The association between regular cannabis use, with and without tobacco co-use, and adverse cardiovascular outcomes : cannabis may have a greater impact in non-tobacco smokers
Theresa Winhusen, Jeff Theobald, David C. Kaelber, and Daniel Lewis
The American Journal of Drug and Alcohol Abuse, 2019
Background : Understanding the potential impact of cannabis use on cardiovascular health is increasingly important as cannabis use rises in the U.S.
Objectives : This study evaluated the associations between regular cannabis use, with and without tobacco co-use, and cardiovascular outcomes.
Methods : Analysis of a limited dataset obtained through IBM Watson Health Explorys, a platform integrating electronic health record data. Matched controls using Mahalanobis distance within propensity score calipers were defined for: 1) cannabis-using patients (n = 8,944; 43% female); and subgroups of cannabis-using patients: 2) with an encounter diagnosis for tobacco use disorder (TUD; n = 4,682); and 3) without a TUD diagnosis (non-TUD; n = 4,262). Patients had ≥1 blood pressure measurement and blood chemistry lab result in the MetroHealth System (Cleveland, Ohio). Cannabis using patients had an encounter diagnosis of cannabis abuse/dependence and/or ≥2 cannabis-positive urine drug screens. Control patients, with no cannabis-use-documentation, were matched to the cannabis-using patients on demographics, residential zip code median income, body mass index, and, for the total sample, TUD-status. Outcomes were encounter diagnosis (yes/no) of cerebrovascular accident (CVA), heart arrhythmia, myocardial infarction, subarachnoid hemorrhage (SAH), and all-cause mortality.
Results : TUD-patients had the greatest prevalence of cardiovascular disease, regardless of cannabis- use indication.
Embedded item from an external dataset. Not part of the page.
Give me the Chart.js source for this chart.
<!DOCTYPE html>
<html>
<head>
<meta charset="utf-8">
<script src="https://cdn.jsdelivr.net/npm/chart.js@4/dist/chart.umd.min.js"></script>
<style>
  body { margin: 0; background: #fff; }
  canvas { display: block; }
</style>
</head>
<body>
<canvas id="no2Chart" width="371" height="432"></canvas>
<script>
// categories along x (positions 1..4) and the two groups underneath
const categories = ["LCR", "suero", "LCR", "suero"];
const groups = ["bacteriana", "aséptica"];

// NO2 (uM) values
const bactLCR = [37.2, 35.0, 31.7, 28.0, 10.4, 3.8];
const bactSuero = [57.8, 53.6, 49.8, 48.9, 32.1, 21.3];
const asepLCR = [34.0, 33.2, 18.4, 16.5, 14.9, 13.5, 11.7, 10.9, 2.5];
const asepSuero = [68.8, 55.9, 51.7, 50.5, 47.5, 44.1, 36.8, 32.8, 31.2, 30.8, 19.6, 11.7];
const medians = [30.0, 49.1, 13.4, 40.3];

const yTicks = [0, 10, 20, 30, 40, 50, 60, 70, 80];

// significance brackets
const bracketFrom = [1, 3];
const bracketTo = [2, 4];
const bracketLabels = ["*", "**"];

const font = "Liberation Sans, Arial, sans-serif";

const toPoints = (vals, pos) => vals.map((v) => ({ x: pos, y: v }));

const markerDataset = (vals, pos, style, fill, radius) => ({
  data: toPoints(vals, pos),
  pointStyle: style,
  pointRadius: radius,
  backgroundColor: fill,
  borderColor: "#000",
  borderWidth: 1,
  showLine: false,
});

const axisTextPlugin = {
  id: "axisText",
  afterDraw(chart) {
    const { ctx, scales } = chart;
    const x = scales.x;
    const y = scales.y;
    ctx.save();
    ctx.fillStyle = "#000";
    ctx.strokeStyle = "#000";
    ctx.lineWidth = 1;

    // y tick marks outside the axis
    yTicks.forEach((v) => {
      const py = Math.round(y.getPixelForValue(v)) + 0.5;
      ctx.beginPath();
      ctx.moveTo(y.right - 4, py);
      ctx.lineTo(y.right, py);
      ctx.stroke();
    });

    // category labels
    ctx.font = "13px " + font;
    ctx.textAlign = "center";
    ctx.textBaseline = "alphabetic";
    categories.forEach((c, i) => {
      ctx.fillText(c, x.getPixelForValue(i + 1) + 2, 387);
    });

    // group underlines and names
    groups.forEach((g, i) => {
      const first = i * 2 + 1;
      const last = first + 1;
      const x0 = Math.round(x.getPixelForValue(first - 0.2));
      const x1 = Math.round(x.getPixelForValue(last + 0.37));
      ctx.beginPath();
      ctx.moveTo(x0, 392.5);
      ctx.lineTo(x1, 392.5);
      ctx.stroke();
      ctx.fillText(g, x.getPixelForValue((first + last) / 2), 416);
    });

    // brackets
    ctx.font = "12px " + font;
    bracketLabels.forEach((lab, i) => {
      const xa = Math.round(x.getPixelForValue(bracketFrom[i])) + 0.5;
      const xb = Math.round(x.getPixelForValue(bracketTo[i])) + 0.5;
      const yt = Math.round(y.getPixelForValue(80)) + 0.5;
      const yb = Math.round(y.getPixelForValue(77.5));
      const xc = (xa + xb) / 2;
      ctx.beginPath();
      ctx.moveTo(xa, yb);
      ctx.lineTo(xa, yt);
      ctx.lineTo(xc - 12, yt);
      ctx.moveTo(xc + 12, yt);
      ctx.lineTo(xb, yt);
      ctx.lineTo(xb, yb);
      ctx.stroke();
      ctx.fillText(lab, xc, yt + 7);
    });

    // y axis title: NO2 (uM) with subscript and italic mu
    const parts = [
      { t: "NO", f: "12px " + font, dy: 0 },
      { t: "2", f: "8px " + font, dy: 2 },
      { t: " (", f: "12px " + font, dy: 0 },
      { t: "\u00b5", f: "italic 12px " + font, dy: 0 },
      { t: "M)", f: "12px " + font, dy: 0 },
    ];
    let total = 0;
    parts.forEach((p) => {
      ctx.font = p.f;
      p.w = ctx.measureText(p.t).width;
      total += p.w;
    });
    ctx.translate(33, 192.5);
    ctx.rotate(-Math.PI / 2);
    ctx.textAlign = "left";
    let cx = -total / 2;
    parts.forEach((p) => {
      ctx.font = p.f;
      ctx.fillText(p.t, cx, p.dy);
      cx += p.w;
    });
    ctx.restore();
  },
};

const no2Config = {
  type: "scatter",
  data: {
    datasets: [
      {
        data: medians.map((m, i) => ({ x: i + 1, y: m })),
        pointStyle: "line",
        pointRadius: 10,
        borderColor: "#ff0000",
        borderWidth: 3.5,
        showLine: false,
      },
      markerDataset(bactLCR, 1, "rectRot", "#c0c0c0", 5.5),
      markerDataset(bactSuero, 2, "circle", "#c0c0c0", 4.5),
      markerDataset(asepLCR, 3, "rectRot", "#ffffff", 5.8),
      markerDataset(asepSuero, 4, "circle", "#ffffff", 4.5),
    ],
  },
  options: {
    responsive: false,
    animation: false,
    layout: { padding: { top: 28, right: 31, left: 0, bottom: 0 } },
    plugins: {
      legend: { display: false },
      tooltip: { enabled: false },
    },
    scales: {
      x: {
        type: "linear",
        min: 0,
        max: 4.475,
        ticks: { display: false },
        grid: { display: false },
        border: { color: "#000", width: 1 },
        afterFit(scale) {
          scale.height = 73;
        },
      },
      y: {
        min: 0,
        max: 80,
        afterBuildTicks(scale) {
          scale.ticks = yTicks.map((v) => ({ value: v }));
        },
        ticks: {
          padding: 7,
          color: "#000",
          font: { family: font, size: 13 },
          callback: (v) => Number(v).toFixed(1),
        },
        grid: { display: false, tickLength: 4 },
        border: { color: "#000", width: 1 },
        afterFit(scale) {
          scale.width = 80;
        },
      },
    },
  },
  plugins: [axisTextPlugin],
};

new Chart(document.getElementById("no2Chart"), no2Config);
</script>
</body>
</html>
In the total sample and non-TUD subgroup, regular cannabis use was significantly associated with greater risk for CVA, arrhythmia, SAH, and mortality. In the TUD subgroup, regular cannabis use was significantly associated with greater risk for arrhythmia and SAH.
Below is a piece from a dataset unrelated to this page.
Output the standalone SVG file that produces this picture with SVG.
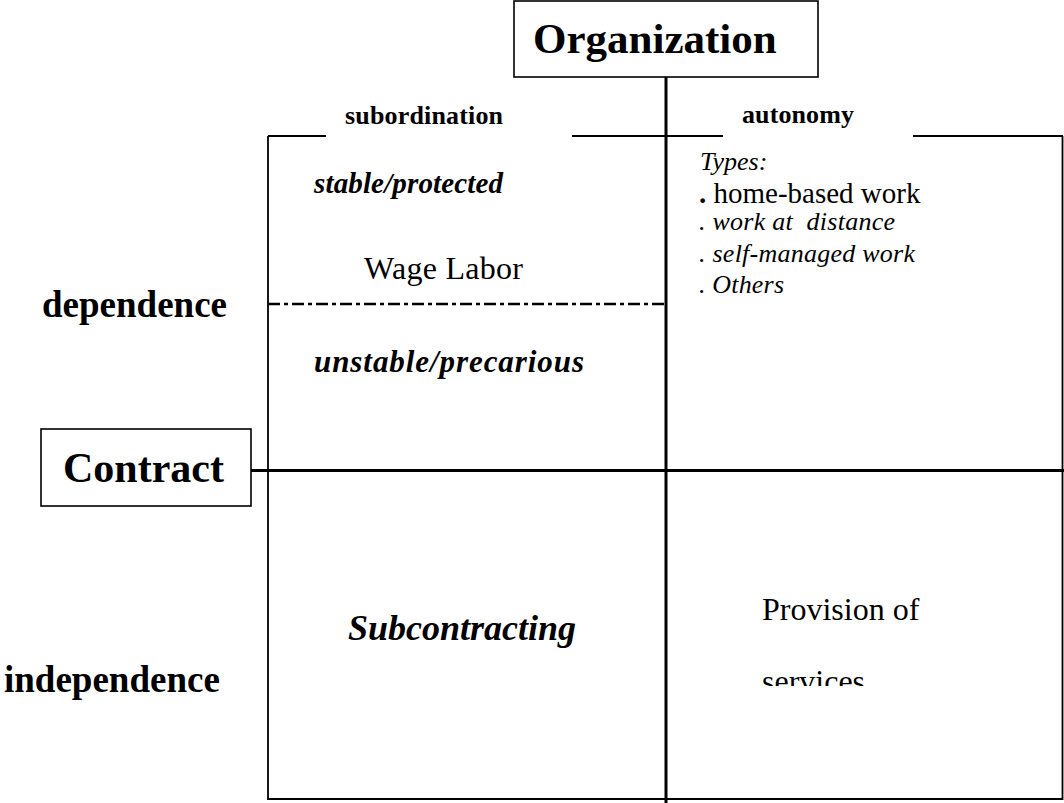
<svg xmlns="http://www.w3.org/2000/svg" width="1064" height="803" viewBox="0 0 1064 803">
<style>
text{font-family:"Liberation Serif","Times New Roman",serif;fill:#000;white-space:pre}
.b{font-weight:bold}
.i{font-style:italic}
.box{fill:#fff;stroke:#000;stroke-width:1.6}
.thin{stroke:#000;stroke-width:1.8;fill:none}
.thick{stroke:#000;stroke-width:3;fill:none}
</style>
<defs>
<clipPath id="clipSvc"><rect x="700" y="600" width="300" height="86"/></clipPath>
</defs>
<rect width="1064" height="803" fill="#fff"/>
<g id="connectors">
<path class="thin" d="M268,136H326M572,136H723M913,136H1063M268,136V799H1062.5V136"/>
<path class="thick" d="M666,77V803"/>
<path class="thick" d="M251,470.5H1064"/>
<path d="M268,304H666" stroke="#000" stroke-width="2.5" stroke-dasharray="12 4 4 4"/>
</g>
<g id="organization">
<rect class="box" x="514" y="1" width="304" height="76"/>
<text class="b" x="533" y="53" font-size="43">Organization</text>
</g>
<g id="contract">
<rect class="box" x="41" y="429" width="210" height="77"/>
<text class="b" x="63" y="482" font-size="42">Contract</text>
</g>
<g id="axis-labels">
<text class="b" x="345" y="124" font-size="26" textLength="158">subordination</text>
<text class="b" x="742" y="123" font-size="26" textLength="112">autonomy</text>
<text class="b" x="42" y="317" font-size="37">dependence</text>
<text class="b" x="4" y="692" font-size="37">independence</text>
</g>
<g id="wage-labor">
<text class="b i" x="314" y="193" font-size="29" textLength="189">stable/protected</text>
<text x="364" y="279" font-size="32" textLength="159">Wage Labor</text>
<text class="b i" x="314" y="372" font-size="31" textLength="270">unstable/precarious</text>
</g>
<g id="autonomy-types">
<text class="i" x="700" y="170" font-size="26">Types:</text>
<text x="699" y="203" font-size="29"><tspan class="b">.</tspan> home-based work</text>
<text class="i" x="699" y="230" font-size="26" textLength="196">. work at  distance</text>
<text class="i" x="699" y="262" font-size="26" textLength="216">. self-managed work</text>
<text class="i" x="699" y="293" font-size="26" textLength="85">. Others</text>
</g>
<g id="subcontracting">
<text class="b i" x="348" y="640" font-size="36">Subcontracting</text>
</g>
<g id="provision">
<text x="762" y="620" font-size="32">Provision of</text>
<text x="762" y="692" font-size="32" clip-path="url(#clipSvc)">services</text>
</g>
</svg>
Conclusions : Cannabis use is associated with significantly greater risk of adverse cardiovascular diagnoses and overall death, particularly in non-tobacco users.
KEYWORDS : Cannabis; cardiovascular; electronic health record (EHR); mortality
Cannabis use in U.S. adults has increased significantly in recent years (1,2). There is a dearth of high-quality research on the effects of cannabis use on health (3) and, in the absence of scientific evidence,
there is a tendency to perceive cannabis as being harmless or even helpful (4,5); this is important since research has found that the perception of no risk from cannabis use is associated with increased use (6). As more U.S. states legalize cannabis, it becomes increasingly important to understand the potential impact of cannabis use on health so that adults can make informed choices about its use.
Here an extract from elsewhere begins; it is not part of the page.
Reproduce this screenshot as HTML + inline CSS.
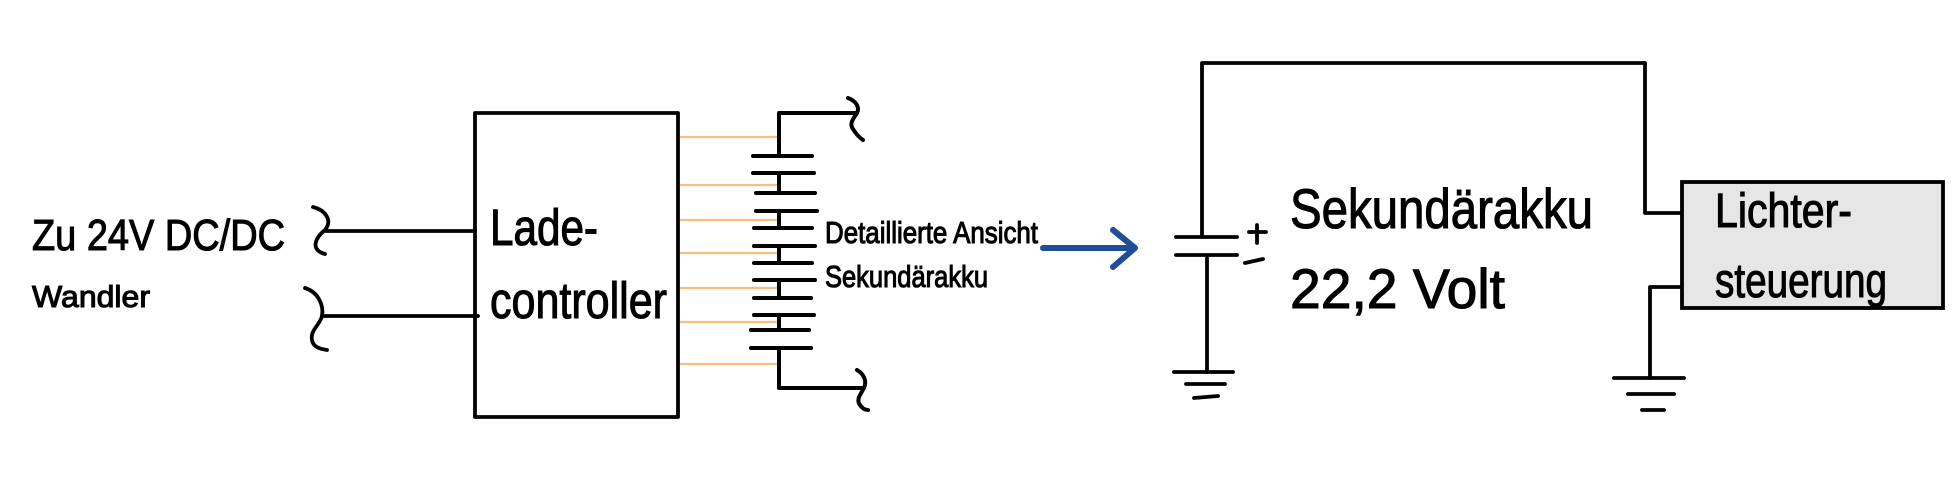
<!DOCTYPE html>
<html>
<head>
<meta charset="utf-8">
<style>
  html,body{margin:0;padding:0;background:#fff;}
  svg{display:block;}
  text{font-family:"Liberation Sans","DejaVu Sans",sans-serif;fill:#000;stroke:#000;stroke-width:1.1;}
</style>
</head>
<body>
<svg width="1960" height="480" viewBox="0 0 1960 480" xmlns="http://www.w3.org/2000/svg">
  <rect x="0" y="0" width="1960" height="480" fill="#fff"/>

  <!-- Left labels -->
  <text x="32" y="250" font-size="44" textLength="253" lengthAdjust="spacingAndGlyphs">Zu 24V DC/DC</text>
  <text x="32" y="307" font-size="31" textLength="118" lengthAdjust="spacingAndGlyphs">Wandler</text>

  <g fill="none" stroke="#000" stroke-width="3.8" stroke-linecap="round" stroke-linejoin="round">
    <!-- braces -->
    <path d="M313,207 C325,210 333,220 325,230 C315,238 310,250 325,254"/>
    <path d="M305,288 C318,292 324,305 322,316 C320,325 310,330 312,340 C313,347 320,349 327,350"/>
    <!-- input wires -->
    <line x1="326" y1="231" x2="475" y2="231"/>
    <line x1="322" y1="316" x2="478" y2="316"/>
    <!-- Lade-controller box -->
    <rect x="475" y="113" width="203" height="304"/>
  </g>

  <text x="490" y="245" font-size="51" textLength="108" lengthAdjust="spacingAndGlyphs">Lade-</text>
  <text x="490" y="318" font-size="51" textLength="177" lengthAdjust="spacingAndGlyphs">controller</text>

  <!-- orange balance wires -->
  <g stroke="#f3c07f" stroke-width="2.2">
    <line x1="680" y1="137" x2="778" y2="137"/>
    <line x1="680" y1="185" x2="778" y2="185"/>
    <line x1="680" y1="220" x2="778" y2="220"/>
    <line x1="680" y1="253" x2="778" y2="253"/>
    <line x1="680" y1="288" x2="778" y2="288"/>
    <line x1="680" y1="322" x2="778" y2="322"/>
    <line x1="680" y1="364" x2="778" y2="364"/>
  </g>

  <!-- battery stack -->
  <g fill="none" stroke="#000" stroke-width="4" stroke-linecap="round" stroke-linejoin="round">
    <polyline points="779,156 779,113 855,113"/>
    <path d="M848,98 C856,101 860,107 857,113 C853,119 849,124 853,129 C856,134 860,138 863,140"/>
    <line x1="753" y1="156" x2="812" y2="156"/>
    <line x1="753" y1="173" x2="814" y2="173"/>
    <line x1="779" y1="173" x2="779" y2="193"/>
    <line x1="756" y1="193" x2="815" y2="193"/>
    <line x1="756" y1="211" x2="817" y2="211"/>
    <line x1="779" y1="211" x2="779" y2="228"/>
    <line x1="754" y1="228" x2="812" y2="228"/>
    <line x1="754" y1="246" x2="815" y2="246"/>
    <line x1="779" y1="246" x2="779" y2="263"/>
    <line x1="754" y1="263" x2="812" y2="263"/>
    <line x1="754" y1="280" x2="815" y2="280"/>
    <line x1="779" y1="280" x2="779" y2="298"/>
    <line x1="754" y1="298" x2="811" y2="298"/>
    <line x1="754" y1="315" x2="814" y2="315"/>
    <line x1="779" y1="315" x2="779" y2="330"/>
    <line x1="751" y1="330" x2="809" y2="330"/>
    <line x1="751" y1="348" x2="811" y2="348"/>
    <polyline points="779,348 779,388 862,388"/>
    <path d="M857,370 C864,374 867,381 864,388 C860,395 856,400 860,405 C862,408 865,410 868,410"/>
  </g>

  <text x="825" y="243" font-size="31" textLength="213" lengthAdjust="spacingAndGlyphs">Detaillierte Ansicht</text>
  <text x="825" y="287" font-size="31" textLength="163" lengthAdjust="spacingAndGlyphs">Sekundärakku</text>

  <!-- blue arrow -->
  <g fill="none" stroke="#1f4e96" stroke-width="6" stroke-linecap="round" stroke-linejoin="round">
    <line x1="1043" y1="248" x2="1134" y2="248"/>
    <polyline points="1113,230 1135,248 1113,267"/>
  </g>

  <!-- right circuit -->
  <g fill="none" stroke="#000" stroke-width="3.8" stroke-linecap="round" stroke-linejoin="round">
    <polyline points="1202,236 1202,63 1645,63 1645,213 1682,213"/>
    <line x1="1176" y1="237" x2="1237" y2="237"/>
    <line x1="1176" y1="255" x2="1237" y2="255"/>
    <line x1="1207" y1="258" x2="1207" y2="372"/>
    <line x1="1174" y1="372" x2="1233" y2="372"/>
    <line x1="1186" y1="384" x2="1225" y2="384"/>
    <line x1="1194" y1="398" x2="1218" y2="396"/>
    <!-- + and - -->
    <line x1="1257" y1="225" x2="1257" y2="243"/>
    <line x1="1249" y1="232" x2="1266" y2="232"/>
    <line x1="1245" y1="263" x2="1263" y2="259"/>
    <!-- lower wire to ground -->
    <polyline points="1682,287 1650,287 1650,378"/>
    <line x1="1614" y1="378" x2="1684" y2="378"/>
    <line x1="1628" y1="394" x2="1674" y2="394"/>
    <line x1="1642" y1="410" x2="1664" y2="410"/>
  </g>

  <!-- Lichtersteuerung box -->
  <rect x="1682" y="182" width="261" height="126" fill="#e6e6e6" stroke="#000" stroke-width="3.8"/>

  <text x="1290" y="228" font-size="56" textLength="303" lengthAdjust="spacingAndGlyphs">Sekundärakku</text>
  <text x="1290" y="308" font-size="56" textLength="215" lengthAdjust="spacingAndGlyphs">22,2 Volt</text>

  <text x="1715" y="227" font-size="48" textLength="137" lengthAdjust="spacingAndGlyphs">Lichter-</text>
  <text x="1715" y="297" font-size="48" textLength="172" lengthAdjust="spacingAndGlyphs">steuerung</text>
</svg>
</body>
</html>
Heart disease is the leading cause of death in the U.S (7). Animal and in vitro research suggests that
cannabis may have a negative impact on cardiovascular functioning (3,8,9). Recent reviews of the clinical
literature have concluded that existing research is insufficient for evaluating the association between cannabis use and adverse cardiovascular outcomes (3,8). Limitations of past research include reliance on self-reported cannabis use, the use of crosssectional rather than longitudinal designs, failure to control for potential confounding factors, the use of study samples in which harm is less likely to be detected (i.e., younger participants, infrequent cannabis users) (8), and the failure to disentangle the effects of cannabis from tobacco smoking (3,10). The latter is of importance since tobacco smoking is a primary cause of cardiovascular disease (11) and there is a high prevalence of tobacco smoking among people with cannabis use disorder (CUD), which has been estimated to be 47% (12).
The present study evaluated the association between regular cannabis use, with and without tobacco co-use, and cardiovascular outcomes using a method that addresses many of the limitations of past research (13). This approach included using EHR data, rather than self-report measures, of cannabis use and adverse cardiovascular outcomes, use of a multi-year dataset, which allows detection of effects that may take several years to develop, large sample sizes, and the use of rigorous matching and analytic procedures to control for potential confounding factors (e.g., age, race, ethnicity, socioeconomic
status, other substance use, etc.). We predicted that a positive association would be found between regular cannabis use, with or without tobacco-co-use, and adverse cardiovascular outcomes.